Nevertheless, the elimination of American aid to the Palestinians is unlikely to achieve that goal. In fact, in the long run, it will probably undermine both American and Israeli interests.
The Trump administration is right that American aid to the Palestinians provides Washington with leverage, but it is applying that leverage to the wrong end. Few observers believe that Mr. Abbas is interested in negotiating with Prime Minister Benjamin Netanyahu and President Trump, having rebuffed their less conservative predecessors, or, even if negotiations resumed, that a peace deal could be reached at this time.
Yet aid can be leveraged to advance American aims in other ways. Past administrations have used it to strengthen the authority of Palestinian officials who favor peace and to deter the Palestinian Authority from pursuing Israel at the United Nations and in international courts. Congress has sought through the Taylor Force Act to compel the Palestinian Authority to cease the reprehensible practice of paying the families of terrorists, by reducing aid to the Palestinians by an amount equal to what the Palestinian Authority pays to families of prisoners and accused terrorists. And many supporters of Israel would have liked to see American funding for UNRWA used to compel the organization to reform. These goals have been undermined by the elimination of aid. You can’t tie strings to assistance that has already been cut.
Aid is not just about dollars, but about engagement that confers influence. Aid programs bring American officials into contact with a wide swath of Palestinian society, which can help ensure that American influence outlasts the current leadership of the Palestinian Authority. It would be rash to assume that the vacuum left by the United States will not be filled by others, such as Russia, whose agenda in the region diverges sharply from Washington’s.

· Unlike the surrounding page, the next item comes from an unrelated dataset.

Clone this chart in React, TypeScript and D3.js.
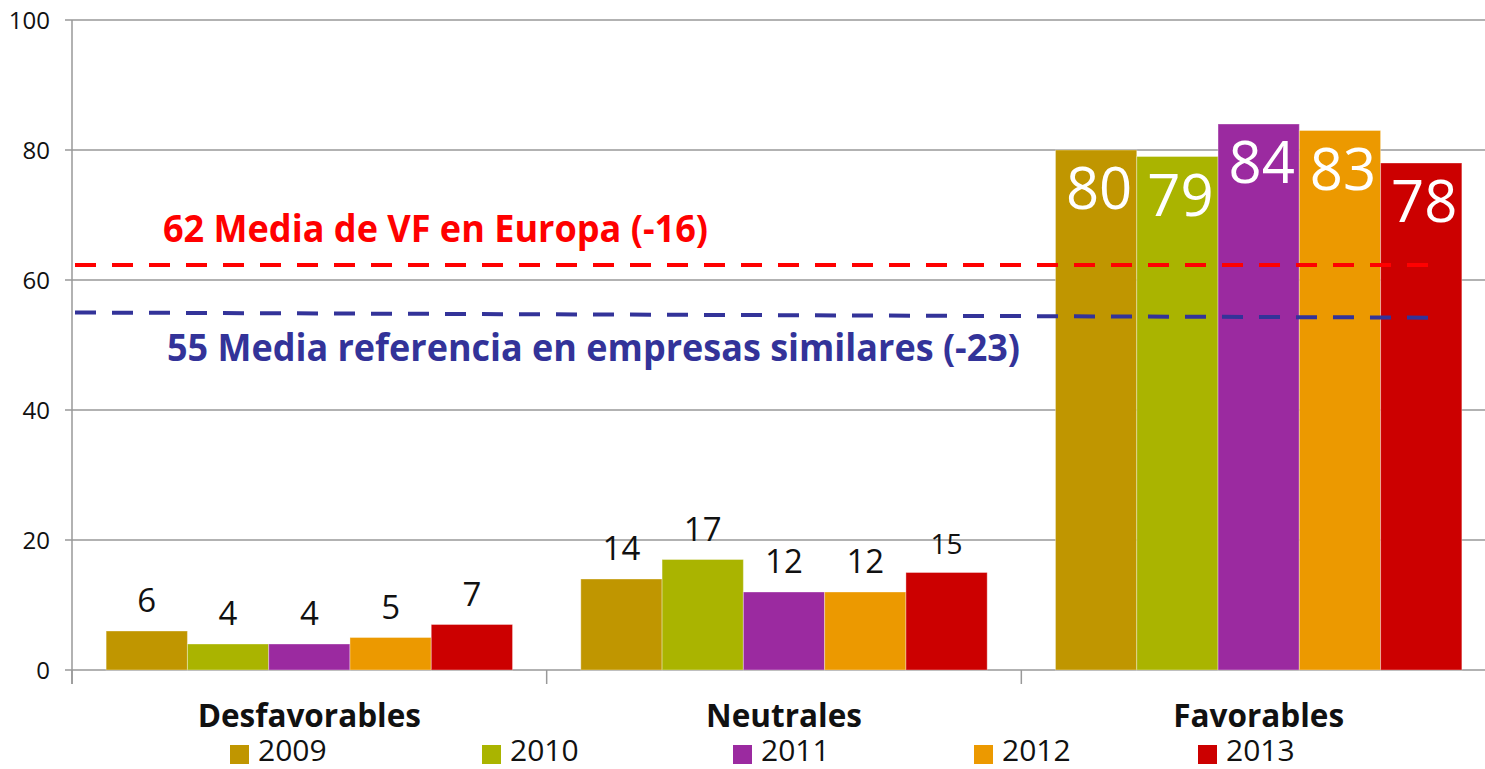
import { useEffect, useRef } from "react";
import * as d3 from "d3";

const categories = ["Desfavorables", "Neutrales", "Favorables"];
const years = ["2009", "2010", "2011", "2012", "2013"];
const values2009 = [6, 14, 80];
const values2010 = [4, 17, 79];
const values2011 = [4, 12, 84];
const values2012 = [5, 12, 83];
const values2013 = [7, 15, 78];
const yTicks = [0, 20, 40, 60, 80, 100];

const refLabels = ["62 Media de VF en Europa (-16)", "55 Media referencia en empresas similares (-23)"];
const refStart = [62.3, 55];
const refEnd = [62.3, 54.2];

const colors = ["#C09600", "#AAB400", "#9B2AA0", "#EC9900", "#CC0000"];
const refColors = ["#FF0000", "#333399"];

const W = 1485;
const H = 769;
const FONT = "'Open Sans', 'DejaVu Sans', sans-serif";

function App() {
  const ref = useRef<SVGSVGElement>(null);

  useEffect(() => {
    const svg = d3.select(ref.current);
    svg.selectAll("*").remove();

    const series = [values2009, values2010, values2011, values2012, values2013];
    const rows = categories.map((c, i) => ({
      cat: c,
      vals: years.map((yr, j) => ({ year: yr, idx: j, v: series[j][i] })),
    }));

    const x0 = d3.scaleBand().domain(categories).range([72, 1496]).padding(0);
    const x1 = d3.scaleBand().domain(years).range([0, x0.bandwidth()]).paddingInner(0).paddingOuter(0.42);
    const y = d3.scaleLinear().domain([0, 100]).range([670, 20]);

    // grid
    svg.append("g")
      .selectAll("line")
      .data(yTicks)
      .enter()
      .append("line")
      .attr("x1", 65)
      .attr("x2", 1496)
      .attr("y1", (d) => y(d))
      .attr("y2", (d) => y(d))
      .attr("stroke", "#999")
      .attr("stroke-width", 1.5);

    svg.append("line")
      .attr("x1", 72).attr("x2", 72)
      .attr("y1", y(100)).attr("y2", 684)
      .attr("stroke", "#999").attr("stroke-width", 1.5);

    const catTicks = categories.map((c) => x0(c) as number);
    svg.append("g")
      .selectAll("line")
      .data(catTicks)
      .enter()
      .append("line")
      .attr("x1", (d) => d).attr("x2", (d) => d)
      .attr("y1", 670).attr("y2", 684)
      .attr("stroke", "#999").attr("stroke-width", 1.5);

    svg.append("g")
      .selectAll("text")
      .data(yTicks)
      .enter()
      .append("text")
      .attr("x", 50)
      .attr("y", (d) => y(d) + 9)
      .attr("text-anchor", "end")
      .attr("font-family", FONT)
      .attr("font-size", 24)
      .attr("fill", "#111")
      .text((d) => d);

    // bars
    const groups = svg.append("g")
      .selectAll("g")
      .data(rows)
      .enter()
      .append("g")
      .attr("transform", (d) => `translate(${x0(d.cat)},0)`);

    groups.selectAll("rect")
      .data((d) => d.vals)
      .enter()
      .append("rect")
      .attr("x", (d) => x1(d.year) as number)
      .attr("y", (d) => y(d.v))
      .attr("width", x1.bandwidth())
      .attr("height", (d) => y(0) - y(d.v))
      .attr("fill", (d) => colors[d.idx])
      .attr("stroke", "rgba(255,255,255,0.35)")
      .attr("stroke-width", 1);

    groups.each(function (row) {
      const inside = row.cat === "Favorables";
      d3.select(this)
        .selectAll("text")
        .data(row.vals)
        .enter()
        .append("text")
        .attr("x", (d) => (x1(d.year) as number) + x1.bandwidth() / 2 + (inside ? 3 : 0))
        .attr("y", (d) => (inside ? y(d.v) + 59 : y(d.v) - 19))
        .attr("text-anchor", "middle")
        .attr("font-family", FONT)
        .attr("font-size", (d) => (inside ? 58 : row.cat === "Neutrales" && d.year === "2013" ? 28 : 33))
        .attr("fill", inside ? "#fff" : "#111")
        .text((d) => d.v);
    });

    // reference lines
    refLabels.forEach((lab, i) => {
      svg.append("line")
        .attr("x1", 75).attr("x2", 1440)
        .attr("y1", y(refStart[i])).attr("y2", y(refEnd[i]))
        .attr("stroke", refColors[i])
        .attr("stroke-width", 4)
        .attr("stroke-dasharray", "21 16");
    });

    svg.append("text")
      .attr("x", 163).attr("y", 242)
      .attr("font-family", FONT).attr("font-weight", "bold")
      .attr("font-size", 37)
      .attr("textLength", 545).attr("lengthAdjust", "spacingAndGlyphs")
      .attr("fill", refColors[0])
      .text(refLabels[0]);

    svg.append("text")
      .attr("x", 167).attr("y", 361)
      .attr("font-family", FONT).attr("font-weight", "bold")
      .attr("font-size", 37)
      .attr("textLength", 853).attr("lengthAdjust", "spacingAndGlyphs")
      .attr("fill", refColors[1])
      .text(refLabels[1]);

    // category labels
    svg.append("g")
      .selectAll("text")
      .data(categories)
      .enter()
      .append("text")
      .attr("x", (d) => (x0(d) as number) + x0.bandwidth() / 2)
      .attr("y", 727)
      .attr("text-anchor", "middle")
      .attr("font-family", FONT)
      .attr("font-weight", "bold")
      .attr("font-size", 31.5)
      .attr("fill", "#111")
      .text((d) => d);

    // legend
    const legendX = [230, 482, 733, 974, 1198];
    const leg = svg.append("g")
      .selectAll("g")
      .data(years)
      .enter()
      .append("g")
      .attr("transform", (d, i) => `translate(${legendX[i]},745)`);
    leg.append("rect")
      .attr("width", 19).attr("height", 19)
      .attr("fill", (d, i) => colors[i]);
    leg.append("text")
      .attr("x", 28).attr("y", 16)
      .attr("font-family", FONT)
      .attr("font-size", 30)
      .attr("fill", "#111")
      .text((d) => d);
  }, []);

  return (
    <svg
      ref={ref}
      width={W}
      height={H}
      style={{ position: "absolute", left: 0, top: 0, background: "#fff" }}
    />
  );
}

export default App;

Finally, American aid has been a stabilizing influence in both the West Bank and Gaza. Many USAID programs began in the aftermath of the Second Intifada and were designed to prevent a return to such turbulence. Over the past 15 years, security assistance programs have helped build Palestinian security forces to supplant the semiofficial militias that fueled violence during the Second Intifada. These Palestinian security forces have effectively coordinated with the Israeli Army to combat terrorism in the West Bank.
By curtailing violence, raising standards of living and keeping children in school, American assistance has contributed to a long period of relative calm, if not peace. It is for this reason that Israeli officials have for years quietly supported its continuation.
Anyone who supports Israeli-Palestinian peace should hope for the success of Mr. Trump’s plan. But peace will ultimately require more than the agreement of leaders. It will require a Palestinian security force that can fend off those determined to use violence to derail peace efforts, and a civil society that can ensure that peace is not just a top-down proposition. Aid to the Palestinians—conditional and coordinated with Israel—should be a part of American policy. It could not only help President Trump’s plan succeed but also ensure stability if peace efforts founder.
Michael Singh is the Lane-Swig Senior Fellow and managing director at The Washington Institute.